Listed entries:
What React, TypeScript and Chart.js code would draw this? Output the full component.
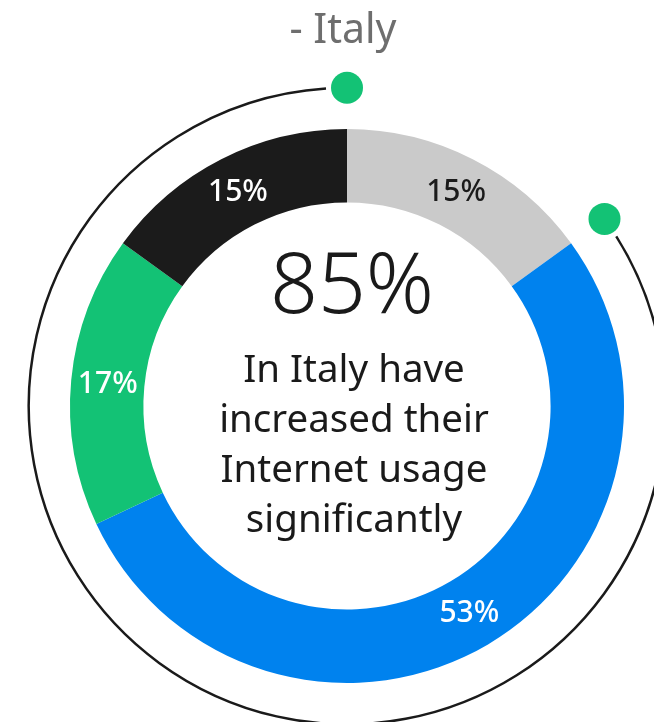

--

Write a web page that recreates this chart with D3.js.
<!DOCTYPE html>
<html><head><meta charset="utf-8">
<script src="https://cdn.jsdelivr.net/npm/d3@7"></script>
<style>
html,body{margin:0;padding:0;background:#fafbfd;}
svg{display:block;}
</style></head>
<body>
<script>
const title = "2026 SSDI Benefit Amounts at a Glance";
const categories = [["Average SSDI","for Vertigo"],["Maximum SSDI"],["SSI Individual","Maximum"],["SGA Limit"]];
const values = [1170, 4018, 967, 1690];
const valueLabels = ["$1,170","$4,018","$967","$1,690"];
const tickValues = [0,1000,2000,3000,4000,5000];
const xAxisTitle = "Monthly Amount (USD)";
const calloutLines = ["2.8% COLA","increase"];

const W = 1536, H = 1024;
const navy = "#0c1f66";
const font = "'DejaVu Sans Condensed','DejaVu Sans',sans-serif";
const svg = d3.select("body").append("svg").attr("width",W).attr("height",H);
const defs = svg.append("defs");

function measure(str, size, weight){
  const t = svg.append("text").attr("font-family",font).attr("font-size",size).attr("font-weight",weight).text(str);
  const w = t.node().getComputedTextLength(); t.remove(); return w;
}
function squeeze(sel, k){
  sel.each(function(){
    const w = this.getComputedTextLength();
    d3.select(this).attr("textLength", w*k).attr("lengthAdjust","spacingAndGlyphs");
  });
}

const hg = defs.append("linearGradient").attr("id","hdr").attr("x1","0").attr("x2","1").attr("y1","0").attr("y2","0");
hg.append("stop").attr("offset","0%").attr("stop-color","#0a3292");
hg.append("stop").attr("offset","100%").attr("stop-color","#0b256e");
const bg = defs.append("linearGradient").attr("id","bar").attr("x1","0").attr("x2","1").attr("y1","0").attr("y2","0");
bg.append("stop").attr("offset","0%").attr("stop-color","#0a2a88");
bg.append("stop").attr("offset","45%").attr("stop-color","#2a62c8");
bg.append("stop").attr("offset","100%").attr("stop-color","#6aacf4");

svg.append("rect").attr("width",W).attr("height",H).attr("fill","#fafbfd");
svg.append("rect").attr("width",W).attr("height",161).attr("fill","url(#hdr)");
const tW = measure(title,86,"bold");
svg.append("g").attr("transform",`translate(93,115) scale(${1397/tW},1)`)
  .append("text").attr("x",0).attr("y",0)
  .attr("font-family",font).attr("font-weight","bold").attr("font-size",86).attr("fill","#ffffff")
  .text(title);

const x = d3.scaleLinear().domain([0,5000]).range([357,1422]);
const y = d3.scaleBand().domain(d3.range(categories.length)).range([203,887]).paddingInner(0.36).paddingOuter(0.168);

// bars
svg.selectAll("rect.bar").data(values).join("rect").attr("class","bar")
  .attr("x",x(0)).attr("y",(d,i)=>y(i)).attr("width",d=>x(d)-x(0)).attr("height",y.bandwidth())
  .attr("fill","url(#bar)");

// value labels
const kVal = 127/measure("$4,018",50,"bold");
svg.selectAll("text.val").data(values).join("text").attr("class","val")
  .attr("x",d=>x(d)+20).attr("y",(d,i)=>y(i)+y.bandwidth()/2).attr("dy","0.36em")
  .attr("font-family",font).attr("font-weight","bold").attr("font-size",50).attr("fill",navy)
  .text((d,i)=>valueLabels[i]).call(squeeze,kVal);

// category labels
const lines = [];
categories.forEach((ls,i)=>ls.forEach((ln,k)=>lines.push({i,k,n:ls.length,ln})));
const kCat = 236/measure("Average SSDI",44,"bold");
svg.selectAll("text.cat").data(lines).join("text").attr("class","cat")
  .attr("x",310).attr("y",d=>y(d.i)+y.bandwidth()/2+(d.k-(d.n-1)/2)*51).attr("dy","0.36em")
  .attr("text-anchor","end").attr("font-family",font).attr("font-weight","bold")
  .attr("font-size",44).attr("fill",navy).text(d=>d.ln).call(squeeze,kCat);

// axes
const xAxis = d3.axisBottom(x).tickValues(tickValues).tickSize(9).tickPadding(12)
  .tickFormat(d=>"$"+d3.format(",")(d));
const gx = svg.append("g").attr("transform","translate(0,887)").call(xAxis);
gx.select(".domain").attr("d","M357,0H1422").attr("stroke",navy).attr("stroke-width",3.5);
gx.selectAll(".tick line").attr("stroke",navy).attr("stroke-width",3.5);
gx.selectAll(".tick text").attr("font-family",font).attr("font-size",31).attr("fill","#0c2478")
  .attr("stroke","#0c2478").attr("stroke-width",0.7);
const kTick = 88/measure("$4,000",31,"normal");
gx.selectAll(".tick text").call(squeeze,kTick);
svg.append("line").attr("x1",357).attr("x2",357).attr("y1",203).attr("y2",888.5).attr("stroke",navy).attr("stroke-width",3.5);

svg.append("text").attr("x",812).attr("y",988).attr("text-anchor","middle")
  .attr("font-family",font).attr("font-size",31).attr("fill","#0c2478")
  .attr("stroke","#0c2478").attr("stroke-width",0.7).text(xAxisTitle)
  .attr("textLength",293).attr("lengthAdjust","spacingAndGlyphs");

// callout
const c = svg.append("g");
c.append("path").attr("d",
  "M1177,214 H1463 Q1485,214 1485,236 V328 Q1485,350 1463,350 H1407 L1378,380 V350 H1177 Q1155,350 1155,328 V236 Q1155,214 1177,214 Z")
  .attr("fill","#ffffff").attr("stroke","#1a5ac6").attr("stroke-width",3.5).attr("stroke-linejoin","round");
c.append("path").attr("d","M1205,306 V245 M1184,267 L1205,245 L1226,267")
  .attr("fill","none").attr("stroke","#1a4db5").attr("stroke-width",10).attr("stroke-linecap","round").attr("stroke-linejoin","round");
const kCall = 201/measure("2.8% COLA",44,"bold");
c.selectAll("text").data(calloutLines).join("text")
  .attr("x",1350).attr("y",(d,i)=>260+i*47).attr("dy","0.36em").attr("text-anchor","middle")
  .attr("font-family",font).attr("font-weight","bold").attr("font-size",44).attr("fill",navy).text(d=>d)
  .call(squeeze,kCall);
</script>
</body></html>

Stated problem: Copy out all lines that carry the word "this".

The solution:
What React, TypeScript and Chart.js code would draw this? Output the full component.
Write a web page that recreates this chart with D3.js.
    const w = this.getComputedTextLength();
    d3.select(this).attr("textLength", w*k).attr("lengthAdjust","spacingAndGlyphs");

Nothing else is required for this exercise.